→ WHAT TO WORK ON:
Below are records; reproduce exactly the lines from the one that has "Recreate this image" through the one that has "plt.rcParams['font.family'] = ['Liberation", ends included, and nothing more.

→ DATASET ROWS:
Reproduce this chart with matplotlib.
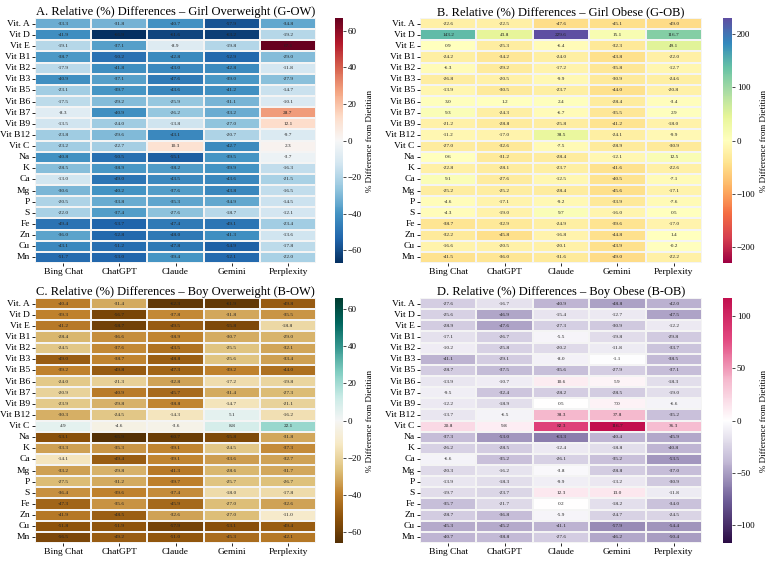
---
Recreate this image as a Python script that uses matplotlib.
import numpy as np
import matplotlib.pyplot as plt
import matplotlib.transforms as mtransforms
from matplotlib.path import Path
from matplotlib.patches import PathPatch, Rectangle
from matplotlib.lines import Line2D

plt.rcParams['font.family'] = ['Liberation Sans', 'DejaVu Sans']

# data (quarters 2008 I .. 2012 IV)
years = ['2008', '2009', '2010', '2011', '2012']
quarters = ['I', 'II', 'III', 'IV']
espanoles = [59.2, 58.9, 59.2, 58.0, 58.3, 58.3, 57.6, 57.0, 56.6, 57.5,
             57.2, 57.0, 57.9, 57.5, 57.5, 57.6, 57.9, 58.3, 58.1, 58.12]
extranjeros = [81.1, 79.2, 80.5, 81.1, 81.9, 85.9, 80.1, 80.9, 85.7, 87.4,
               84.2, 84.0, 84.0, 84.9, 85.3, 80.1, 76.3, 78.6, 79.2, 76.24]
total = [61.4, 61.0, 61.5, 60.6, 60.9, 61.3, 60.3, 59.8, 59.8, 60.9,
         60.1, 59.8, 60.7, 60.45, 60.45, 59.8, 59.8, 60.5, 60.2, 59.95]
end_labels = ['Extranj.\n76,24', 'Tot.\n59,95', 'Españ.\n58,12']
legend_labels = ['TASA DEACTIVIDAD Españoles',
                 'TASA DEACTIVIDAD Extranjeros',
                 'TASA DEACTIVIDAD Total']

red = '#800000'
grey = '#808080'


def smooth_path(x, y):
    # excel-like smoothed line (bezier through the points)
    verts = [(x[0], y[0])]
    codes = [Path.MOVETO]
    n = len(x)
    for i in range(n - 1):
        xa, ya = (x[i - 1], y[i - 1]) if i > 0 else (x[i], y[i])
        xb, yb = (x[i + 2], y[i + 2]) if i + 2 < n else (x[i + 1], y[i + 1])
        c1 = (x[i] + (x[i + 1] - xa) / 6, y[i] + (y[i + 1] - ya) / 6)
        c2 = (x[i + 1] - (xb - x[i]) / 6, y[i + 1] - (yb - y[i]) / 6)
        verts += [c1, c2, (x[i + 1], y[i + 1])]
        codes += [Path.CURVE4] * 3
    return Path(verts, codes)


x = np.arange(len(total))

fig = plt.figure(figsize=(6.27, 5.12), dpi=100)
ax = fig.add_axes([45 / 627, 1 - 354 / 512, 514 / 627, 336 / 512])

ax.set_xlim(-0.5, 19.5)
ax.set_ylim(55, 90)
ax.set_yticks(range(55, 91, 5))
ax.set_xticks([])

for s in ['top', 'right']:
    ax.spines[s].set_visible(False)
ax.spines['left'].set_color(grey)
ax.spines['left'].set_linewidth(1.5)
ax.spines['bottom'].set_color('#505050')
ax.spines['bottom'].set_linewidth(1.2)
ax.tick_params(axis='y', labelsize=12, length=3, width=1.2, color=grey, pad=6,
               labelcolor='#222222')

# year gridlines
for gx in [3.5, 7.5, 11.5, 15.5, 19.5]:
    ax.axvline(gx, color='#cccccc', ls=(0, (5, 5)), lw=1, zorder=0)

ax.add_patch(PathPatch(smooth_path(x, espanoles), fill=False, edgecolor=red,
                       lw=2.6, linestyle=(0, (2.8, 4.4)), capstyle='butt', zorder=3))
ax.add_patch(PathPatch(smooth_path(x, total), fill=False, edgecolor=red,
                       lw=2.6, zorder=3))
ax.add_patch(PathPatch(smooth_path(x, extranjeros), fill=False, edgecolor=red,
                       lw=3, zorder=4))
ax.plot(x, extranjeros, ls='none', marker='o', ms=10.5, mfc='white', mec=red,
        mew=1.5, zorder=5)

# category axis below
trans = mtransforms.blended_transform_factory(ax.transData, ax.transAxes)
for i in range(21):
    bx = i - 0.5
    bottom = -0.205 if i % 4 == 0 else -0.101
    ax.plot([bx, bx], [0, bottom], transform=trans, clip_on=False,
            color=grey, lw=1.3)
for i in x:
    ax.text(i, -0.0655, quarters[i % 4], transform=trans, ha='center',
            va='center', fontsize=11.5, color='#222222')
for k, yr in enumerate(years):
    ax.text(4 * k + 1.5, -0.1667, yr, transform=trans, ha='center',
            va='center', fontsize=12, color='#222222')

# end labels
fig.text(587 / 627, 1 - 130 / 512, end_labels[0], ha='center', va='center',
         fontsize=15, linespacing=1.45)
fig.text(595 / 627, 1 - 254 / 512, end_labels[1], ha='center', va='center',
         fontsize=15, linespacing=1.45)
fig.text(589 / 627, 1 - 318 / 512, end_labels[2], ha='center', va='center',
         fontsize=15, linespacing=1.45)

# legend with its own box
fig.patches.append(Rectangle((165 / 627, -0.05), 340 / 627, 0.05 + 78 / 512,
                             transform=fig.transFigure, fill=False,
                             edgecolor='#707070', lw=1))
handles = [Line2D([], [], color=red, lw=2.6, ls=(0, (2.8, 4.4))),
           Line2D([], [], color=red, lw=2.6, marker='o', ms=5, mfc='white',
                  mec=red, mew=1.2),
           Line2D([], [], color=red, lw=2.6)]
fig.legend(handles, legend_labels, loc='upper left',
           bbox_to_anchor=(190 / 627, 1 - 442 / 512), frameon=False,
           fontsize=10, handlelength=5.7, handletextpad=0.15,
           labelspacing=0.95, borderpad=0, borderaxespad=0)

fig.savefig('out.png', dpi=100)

→ REPLY:
Recreate this image as a Python script that uses matplotlib.
import numpy as np
import matplotlib.pyplot as plt
import matplotlib.transforms as mtransforms
from matplotlib.path import Path
from matplotlib.patches import PathPatch, Rectangle
from matplotlib.lines import Line2D

plt.rcParams['font.family'] = ['Liberation Sans', 'DejaVu Sans']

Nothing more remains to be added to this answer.